**Source material:**
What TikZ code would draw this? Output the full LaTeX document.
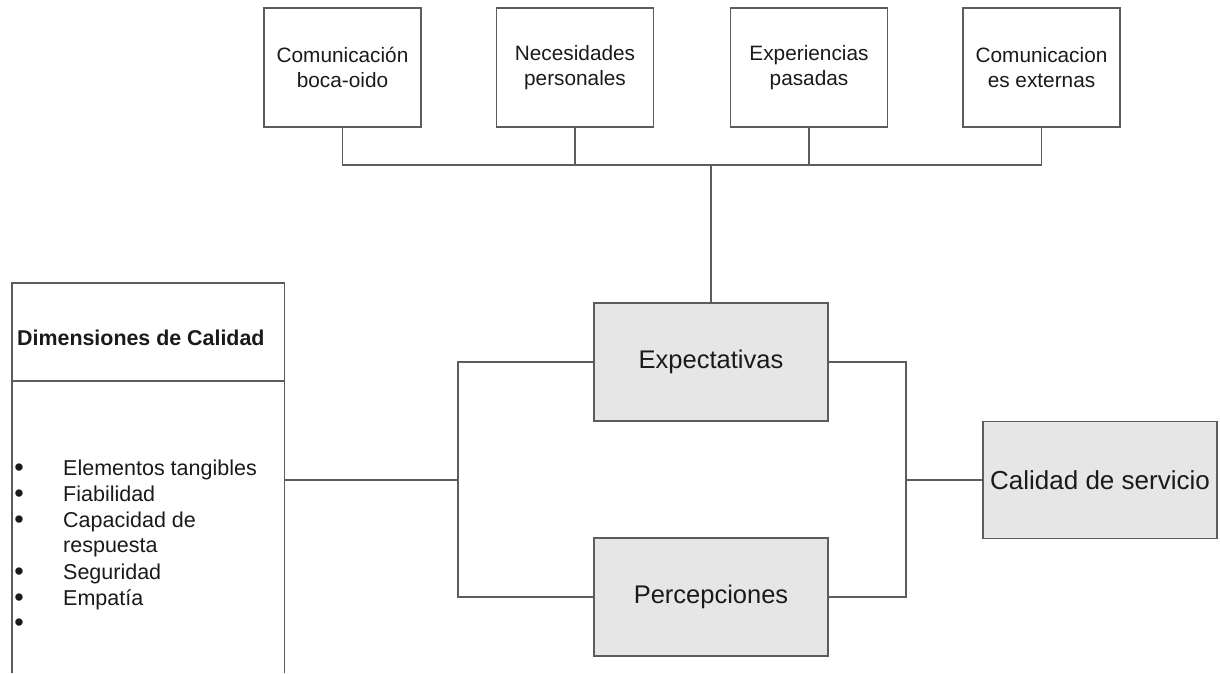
\documentclass[tikz,border=0pt]{standalone}
\usepackage{fontspec}
\setmainfont{Liberation Sans}
\definecolor{ln}{HTML}{5C5C5C}
\definecolor{fl}{HTML}{E6E6E6}
\definecolor{tx}{HTML}{1A1A1A}
\begin{document}
\begin{tikzpicture}[x=1pt,y=-1pt,
  topbox/.style={draw=ln, line width=1.8pt, fill=white, minimum width=157pt, minimum height=119pt, align=center, font=\fontsize{20.8}{25}\selectfont, text=tx, inner sep=0pt},
  graybox/.style={draw=ln, line width=1.8pt, fill=fl, text=tx, inner sep=0pt, minimum width=234pt, minimum height=118pt},
  conn/.style={draw=ln, line width=1.8pt},
  item/.style={anchor=base west, font=\fontsize{21.5}{25}\selectfont, text=tx, inner sep=0pt},
  bul/.style={anchor=base, font=\fontsize{27}{25}\selectfont, text=tx, inner sep=0pt}]
\useasboundingbox (0,0) rectangle (1220,673);
\fill[white] (0,0) rectangle (1220,673);

% top boxes
\node[topbox] (c1) at (342.5,67.5) {Comunicación\\boca-oido};
\node[topbox] (c2) at (575,67.5) {Necesidades\\personales};
\node[topbox] (c3) at (809,67.5) {Experiencias\\pasadas};
\node[topbox] (c4) at (1041.5,67.5) {Comunicacion\\es externas};

% middle boxes
\node[graybox, font=\fontsize{25.5}{30}\selectfont] (exp) at (711,362) {Expectativas};
\node[graybox, font=\fontsize{25.5}{30}\selectfont] (per) at (711,597) {Percepciones};
\node[graybox, minimum height=117pt, font=\fontsize{26}{30}\selectfont] (cal) at (1100,480) {Calidad de servicio};

% dimensions box
\node[minimum width=272pt, minimum height=390pt, inner sep=0pt, anchor=north west] (dim) at (12,283) {};
\coordinate (dv) at (0,381);
\draw[conn] (dim.south west) -- (dim.north west) -- (dim.north east) -- (dim.south east);
\draw[conn] (dim.west |- dv) -- (dim.east |- dv);
\node[anchor=base west, font=\bfseries\fontsize{21.4}{25}\selectfont, text=tx, inner sep=0pt] (title) at (17,345) {Dimensiones de Calidad};

\node[bul] (b1) at (19,476) {\textbullet};
\node[bul] (b2) at (19,502) {\textbullet};
\node[bul] (b3) at (19,528) {\textbullet};
\node[bul] (b5) at (19,580) {\textbullet};
\node[bul] (b6) at (19,606) {\textbullet};
\node[bul] (b7) at (19,631) {\textbullet};
\node[item] (i1) at (63,475) {Elementos tangibles};
\node[item] (i2) at (63,501) {Fiabilidad};
\node[item] (i3) at (63,527) {Capacidad de};
\node[item] (i4) at (63,552) {respuesta};
\node[item] (i5) at (63,579) {Seguridad};
\node[item] (i6) at (63,605) {Empatía};

% top connectors
\coordinate (bus) at (711,165);
\draw[conn] (c1.south) -- (c1.south |- bus) -- (c4.south |- bus) -- (c4.south);
\draw[conn] (c2.south) -- (c2.south |- bus);
\draw[conn] (c3.south) -- (c3.south |- bus);
\draw[conn] (exp.north) -- (exp.north |- bus);

% left bracket
\coordinate (lj) at (458,480);
\draw[conn] (exp.west) -- (exp.west -| lj) -- (per.west -| lj) -- (per.west);
\draw[conn] (dim.east |- lj) -- (lj);

% right bracket
\coordinate (rj) at (906,480);
\draw[conn] (exp.east) -- (exp.east -| rj) -- (per.east -| rj) -- (per.east);
\draw[conn] (rj) -- (cal.west);
\end{tikzpicture}
\end{document}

**Prompt:** Write out the full listing verbatim, excluding its pictures.

**Correct output:**
What TikZ code would draw this? Output the full LaTeX document.
\documentclass[tikz,border=0pt]{standalone}
\usepackage{fontspec}
\setmainfont{Liberation Sans}
\definecolor{ln}{HTML}{5C5C5C}
\definecolor{fl}{HTML}{E6E6E6}
\definecolor{tx}{HTML}{1A1A1A}
\begin{document}
\begin{tikzpicture}[x=1pt,y=-1pt,
  topbox/.style={draw=ln, line width=1.8pt, fill=white, minimum width=157pt, minimum height=119pt, align=center, font=\fontsize{20.8}{25}\selectfont, text=tx, inner sep=0pt},
  graybox/.style={draw=ln, line width=1.8pt, fill=fl, text=tx, inner sep=0pt, minimum width=234pt, minimum height=118pt},
  conn/.style={draw=ln, line width=1.8pt},
  item/.style={anchor=base west, font=\fontsize{21.5}{25}\selectfont, text=tx, inner sep=0pt},
  bul/.style={anchor=base, font=\fontsize{27}{25}\selectfont, text=tx, inner sep=0pt}]
\useasboundingbox (0,0) rectangle (1220,673);
\fill[white] (0,0) rectangle (1220,673);

% top boxes
\node[topbox] (c1) at (342.5,67.5) {Comunicación\\boca-oido};
\node[topbox] (c2) at (575,67.5) {Necesidades\\personales};
\node[topbox] (c3) at (809,67.5) {Experiencias\\pasadas};
\node[topbox] (c4) at (1041.5,67.5) {Comunicacion\\es externas};

% middle boxes
\node[graybox, font=\fontsize{25.5}{30}\selectfont] (exp) at (711,362) {Expectativas};
\node[graybox, font=\fontsize{25.5}{30}\selectfont] (per) at (711,597) {Percepciones};
\node[graybox, minimum height=117pt, font=\fontsize{26}{30}\selectfont] (cal) at (1100,480) {Calidad de servicio};

% dimensions box
\node[minimum width=272pt, minimum height=390pt, inner sep=0pt, anchor=north west] (dim) at (12,283) {};
\coordinate (dv) at (0,381);
\draw[conn] (dim.south west) -- (dim.north west) -- (dim.north east) -- (dim.south east);
\draw[conn] (dim.west |- dv) -- (dim.east |- dv);
\node[anchor=base west, font=\bfseries\fontsize{21.4}{25}\selectfont, text=tx, inner sep=0pt] (title) at (17,345) {Dimensiones de Calidad};

\node[bul] (b1) at (19,476) {\textbullet};
\node[bul] (b2) at (19,502) {\textbullet};
\node[bul] (b3) at (19,528) {\textbullet};
\node[bul] (b5) at (19,580) {\textbullet};
\node[bul] (b6) at (19,606) {\textbullet};
\node[bul] (b7) at (19,631) {\textbullet};
\node[item] (i1) at (63,475) {Elementos tangibles};
\node[item] (i2) at (63,501) {Fiabilidad};
\node[item] (i3) at (63,527) {Capacidad de};
\node[item] (i4) at (63,552) {respuesta};
\node[item] (i5) at (63,579) {Seguridad};
\node[item] (i6) at (63,605) {Empatía};

% top connectors
\coordinate (bus) at (711,165);
\draw[conn] (c1.south) -- (c1.south |- bus) -- (c4.south |- bus) -- (c4.south);
\draw[conn] (c2.south) -- (c2.south |- bus);
\draw[conn] (c3.south) -- (c3.south |- bus);
\draw[conn] (exp.north) -- (exp.north |- bus);

% left bracket
\coordinate (lj) at (458,480);
\draw[conn] (exp.west) -- (exp.west -| lj) -- (per.west -| lj) -- (per.west);
\draw[conn] (dim.east |- lj) -- (lj);

% right bracket
\coordinate (rj) at (906,480);
\draw[conn] (exp.east) -- (exp.east -| rj) -- (per.east -| rj) -- (per.east);
\draw[conn] (rj) -- (cal.west);
\end{tikzpicture}
\end{document}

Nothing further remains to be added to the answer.